Friday, November 20, 2009

Filibuster tactics

I was rather interested to read the latest tactical maneuvering on the health care bill.

It is now clear that the initial GOP threat to force a reading of the whole bill has been neutralized. The best possible outcome for the Democrats at this point would be for Coburn to go through with his threat. The Democrats would then bring in a team of speedreaders to complete the reading over the thanksgiving recess while Coburn and some Democrat presiding miss their dinner, thus providing a highly visible proof of GOP obstruction.

But the more interesting feature is a consequence of the possibility of multiple filibuster threats. In theory any Senate motion is subject to filibuster. But in practice use of the filibuster tends to be limited to final passage rather than the intermediate stages. There is a reason for that, it is really bad tactics for the minority to attempt to filibuster early in the process.

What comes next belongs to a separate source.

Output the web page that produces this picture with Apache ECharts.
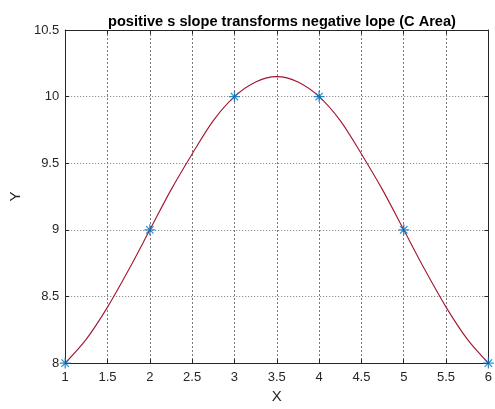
<!DOCTYPE html>
<html>
<head>
<meta charset="utf-8">
<script src="https://cdn.jsdelivr.net/npm/echarts@6/dist/echarts.min.js"></script>
<style>
html,body{margin:0;padding:0;background:#fff;}
#chart{width:495px;height:409px;}
</style>
</head>
<body>
<div id="chart"></div>
<script>
var titleText = 'positive s slope transforms negative lope (C Area)';
var markerX = [1, 2, 3, 4, 5, 6];
var markerY = [8, 9, 10, 10, 9, 8];
var curveX = [1, 1.25, 1.5, 1.75, 2, 2.25, 2.5, 2.75, 3, 3.25, 3.5, 3.75, 4, 4.25, 4.5, 4.75, 5, 5.25, 5.5, 5.75, 6];
var curveY = [8, 8.18, 8.42, 8.70, 9, 9.30, 9.57, 9.82, 10, 10.11, 10.15, 10.11, 10, 9.82, 9.57, 9.30, 9, 8.70, 8.42, 8.18, 8];
var xTicks = ['1', '1.5', '2', '2.5', '3', '3.5', '4', '4.5', '5', '5.5', '6'];
var yTicks = ['8', '8.5', '9', '9.5', '10', '10.5'];

var chart = echarts.init(document.getElementById('chart'), null, {renderer: 'canvas'});
var FONT = 'Liberation Sans, Arial, Helvetica, sans-serif';
var AX = '#262626';
var asterisk = 'path://M5 0L5 10M0 5L10 5M1.6 1.6L8.4 8.4M1.6 8.4L8.4 1.6';

function pairs(xs, ys) { return xs.map(function (x, i) { return [x, ys[i]]; }); }

var commonX = {type: 'value', min: 1, max: 6, interval: 0.5};
var commonY = {type: 'value', min: 8, max: 10.5, interval: 0.5};

chart.setOption({
  animation: false,
  backgroundColor: '#ffffff',
  title: {
    text: titleText,
    left: 277, top: 9, textAlign: 'center',
    textStyle: {fontFamily: FONT, fontSize: 14.6, fontWeight: 'bold', color: '#000'}
  },
  grid: {left: 63, right: 4, top: 30, bottom: 42, containLabel: false},
  xAxis: [
    Object.assign({}, commonX, {
      position: 'bottom',
      name: 'X', nameLocation: 'middle', nameGap: 25,
      nameTextStyle: {fontFamily: FONT, fontSize: 15, color: AX},
      axisLine: {show: true, lineStyle: {color: AX, width: 1}},
      axisTick: {show: true, inside: true, length: 4, lineStyle: {color: AX}},
      axisLabel: {fontFamily: FONT, fontSize: 13, color: AX, margin: 8,
        formatter: function (v) { var i = Math.round((v - 1) / 0.5); return xTicks[i] || ''; }},
      splitLine: {show: true, lineStyle: {color: '#7a7a7a', type: [2, 2], width: 1}}
    }),
    Object.assign({}, commonX, {
      position: 'top',
      axisLine: {show: true, lineStyle: {color: AX, width: 1}},
      axisTick: {show: true, inside: true, length: 4, lineStyle: {color: AX}},
      axisLabel: {show: false},
      splitLine: {show: false}
    })
  ],
  yAxis: [
    Object.assign({}, commonY, {
      position: 'left',
      name: 'Y', nameLocation: 'middle', nameGap: 35, nameRotate: 90,
      nameTextStyle: {fontFamily: FONT, fontSize: 15, color: AX},
      axisLine: {show: true, lineStyle: {color: AX, width: 1}},
      axisTick: {show: true, inside: true, length: 4, lineStyle: {color: AX}},
      axisLabel: {fontFamily: FONT, fontSize: 13, color: AX, margin: 6,
        formatter: function (v) { var i = Math.round((v - 8) / 0.5); return yTicks[i] || ''; }},
      splitLine: {show: true, lineStyle: {color: '#7a7a7a', type: [1, 2], width: 1}}
    }),
    Object.assign({}, commonY, {
      position: 'right',
      axisLine: {show: true, lineStyle: {color: AX, width: 1}},
      axisTick: {show: true, inside: true, length: 4, lineStyle: {color: AX}},
      axisLabel: {show: false},
      splitLine: {show: false}
    })
  ],
  series: [
    {
      type: 'line', xAxisIndex: 0, yAxisIndex: 0,
      data: pairs(curveX, curveY),
      smooth: 0.3, showSymbol: false, symbol: 'none',
      lineStyle: {color: '#A2142F', width: 1.1},
      z: 3
    },
    {
      type: 'scatter', xAxisIndex: 0, yAxisIndex: 0,
      data: pairs(markerX, markerY),
      symbol: asterisk, symbolSize: 11,
      itemStyle: {color: 'rgba(0,0,0,0)', borderColor: '#0072BD', borderWidth: 1.3},
      clip: false,
      z: 4
    }
  ]
});
</script>
</body>
</html>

As we saw earlier with discussion of the 'nuclear option', there are ways and means to get round Senate rules. A cloture motion sets out a time limit for debate on a motion. But there is no reason that the Democrats could not introduce a motion to change the rules of the Senate to introduce a time limit for debate on all future procedural motions for a bill. Such a motion would be subject to filibuster, but that is a one time event and a filibuster is not without benefit for those participating in breaking it. Whatever hardship the majority endures will be highly visible via local TV news and newspapers. Most would much rather spend a week sleeping in my office than on the campaign trail.

Under such circumstances the dynamics of the health care debate become very different. All the concessions that the majority made to the minority earlier are lost and then some.

And once there is one bill on the floor that is filibuster proof, it can be used as a vehicle for any purpose that garners a 50 Senate votes.